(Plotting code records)

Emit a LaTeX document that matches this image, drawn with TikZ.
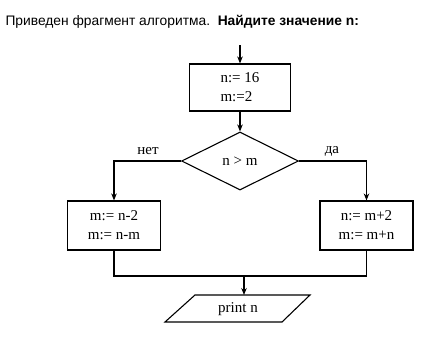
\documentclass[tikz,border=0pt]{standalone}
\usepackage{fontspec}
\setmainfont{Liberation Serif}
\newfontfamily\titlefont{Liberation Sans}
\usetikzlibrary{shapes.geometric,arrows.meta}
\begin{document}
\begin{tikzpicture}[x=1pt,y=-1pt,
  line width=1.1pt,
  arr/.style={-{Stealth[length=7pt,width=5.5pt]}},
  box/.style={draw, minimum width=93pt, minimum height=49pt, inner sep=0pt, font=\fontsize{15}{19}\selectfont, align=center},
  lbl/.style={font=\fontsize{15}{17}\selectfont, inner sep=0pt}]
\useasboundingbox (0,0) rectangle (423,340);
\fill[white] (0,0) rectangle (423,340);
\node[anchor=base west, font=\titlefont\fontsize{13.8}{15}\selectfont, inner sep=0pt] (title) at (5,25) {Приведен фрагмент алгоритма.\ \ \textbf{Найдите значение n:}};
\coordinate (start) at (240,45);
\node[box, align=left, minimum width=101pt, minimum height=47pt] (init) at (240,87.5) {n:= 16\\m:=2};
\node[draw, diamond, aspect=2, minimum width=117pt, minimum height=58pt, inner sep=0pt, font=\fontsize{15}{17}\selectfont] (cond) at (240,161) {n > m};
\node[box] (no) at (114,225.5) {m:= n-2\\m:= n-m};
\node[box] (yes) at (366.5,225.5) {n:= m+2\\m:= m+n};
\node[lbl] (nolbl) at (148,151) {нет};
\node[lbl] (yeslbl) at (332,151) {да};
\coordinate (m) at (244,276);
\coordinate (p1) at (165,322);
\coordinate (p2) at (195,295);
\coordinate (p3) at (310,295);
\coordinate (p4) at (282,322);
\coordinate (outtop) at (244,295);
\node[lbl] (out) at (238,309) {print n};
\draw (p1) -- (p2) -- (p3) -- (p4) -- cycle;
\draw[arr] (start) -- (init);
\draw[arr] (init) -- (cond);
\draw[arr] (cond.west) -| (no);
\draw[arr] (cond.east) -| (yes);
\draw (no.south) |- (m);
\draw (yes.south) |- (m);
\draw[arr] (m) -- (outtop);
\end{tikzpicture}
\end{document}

==

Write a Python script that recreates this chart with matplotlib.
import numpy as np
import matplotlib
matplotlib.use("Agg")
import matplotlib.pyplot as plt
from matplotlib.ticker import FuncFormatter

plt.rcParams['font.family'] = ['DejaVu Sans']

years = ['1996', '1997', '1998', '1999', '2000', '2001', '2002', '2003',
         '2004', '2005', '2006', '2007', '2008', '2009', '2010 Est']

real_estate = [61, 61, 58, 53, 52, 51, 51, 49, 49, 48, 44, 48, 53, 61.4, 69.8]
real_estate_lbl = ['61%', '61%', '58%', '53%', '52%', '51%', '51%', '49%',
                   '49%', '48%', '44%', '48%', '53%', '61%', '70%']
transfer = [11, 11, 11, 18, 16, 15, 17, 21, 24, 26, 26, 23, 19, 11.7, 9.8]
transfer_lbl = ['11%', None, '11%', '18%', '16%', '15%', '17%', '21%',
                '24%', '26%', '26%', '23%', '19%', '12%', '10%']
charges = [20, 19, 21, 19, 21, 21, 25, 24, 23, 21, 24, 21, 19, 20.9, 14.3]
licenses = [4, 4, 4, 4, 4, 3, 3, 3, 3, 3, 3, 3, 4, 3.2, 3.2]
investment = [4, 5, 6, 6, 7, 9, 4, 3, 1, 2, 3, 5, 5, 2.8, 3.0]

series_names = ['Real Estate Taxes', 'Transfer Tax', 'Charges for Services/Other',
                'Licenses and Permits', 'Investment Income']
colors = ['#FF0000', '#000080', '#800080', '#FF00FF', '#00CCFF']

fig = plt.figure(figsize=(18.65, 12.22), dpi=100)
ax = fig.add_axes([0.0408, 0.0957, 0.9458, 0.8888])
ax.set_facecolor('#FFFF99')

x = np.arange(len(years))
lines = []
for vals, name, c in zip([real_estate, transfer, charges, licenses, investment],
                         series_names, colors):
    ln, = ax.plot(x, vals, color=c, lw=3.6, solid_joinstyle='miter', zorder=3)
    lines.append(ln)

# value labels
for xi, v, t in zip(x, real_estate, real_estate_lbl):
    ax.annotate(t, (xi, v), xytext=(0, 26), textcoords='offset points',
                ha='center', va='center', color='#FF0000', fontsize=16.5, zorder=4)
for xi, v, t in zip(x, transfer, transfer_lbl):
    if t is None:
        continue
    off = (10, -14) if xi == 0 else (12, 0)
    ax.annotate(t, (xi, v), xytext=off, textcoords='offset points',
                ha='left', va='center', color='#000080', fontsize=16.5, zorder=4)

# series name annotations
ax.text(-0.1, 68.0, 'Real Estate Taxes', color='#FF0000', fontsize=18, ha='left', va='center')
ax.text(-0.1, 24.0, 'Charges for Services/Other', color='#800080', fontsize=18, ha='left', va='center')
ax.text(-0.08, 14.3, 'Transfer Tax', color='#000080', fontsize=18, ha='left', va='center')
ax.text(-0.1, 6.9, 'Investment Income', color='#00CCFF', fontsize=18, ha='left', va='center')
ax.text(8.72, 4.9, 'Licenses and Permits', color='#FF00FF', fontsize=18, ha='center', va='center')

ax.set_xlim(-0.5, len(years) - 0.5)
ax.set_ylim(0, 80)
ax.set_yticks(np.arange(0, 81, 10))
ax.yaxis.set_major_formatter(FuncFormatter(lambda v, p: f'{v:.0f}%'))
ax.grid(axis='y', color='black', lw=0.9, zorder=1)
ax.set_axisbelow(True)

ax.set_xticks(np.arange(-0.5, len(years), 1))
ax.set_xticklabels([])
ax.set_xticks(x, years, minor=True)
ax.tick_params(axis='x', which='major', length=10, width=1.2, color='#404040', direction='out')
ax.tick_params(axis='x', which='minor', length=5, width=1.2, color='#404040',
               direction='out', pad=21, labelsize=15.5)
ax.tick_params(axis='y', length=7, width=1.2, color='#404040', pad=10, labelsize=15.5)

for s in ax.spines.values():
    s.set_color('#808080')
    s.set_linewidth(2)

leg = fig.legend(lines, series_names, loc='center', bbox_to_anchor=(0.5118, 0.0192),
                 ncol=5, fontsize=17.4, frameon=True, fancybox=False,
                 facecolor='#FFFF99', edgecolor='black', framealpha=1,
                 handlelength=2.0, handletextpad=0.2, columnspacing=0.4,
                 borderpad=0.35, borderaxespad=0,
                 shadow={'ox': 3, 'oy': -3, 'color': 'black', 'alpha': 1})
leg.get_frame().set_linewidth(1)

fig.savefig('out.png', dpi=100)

• [WRITTEN TASK]
Write out every line of the listing that holds the word "with".

• [REPLY TO THE TASK]
Emit a LaTeX document that matches this image, drawn with TikZ.
Write a Python script that recreates this chart with matplotlib.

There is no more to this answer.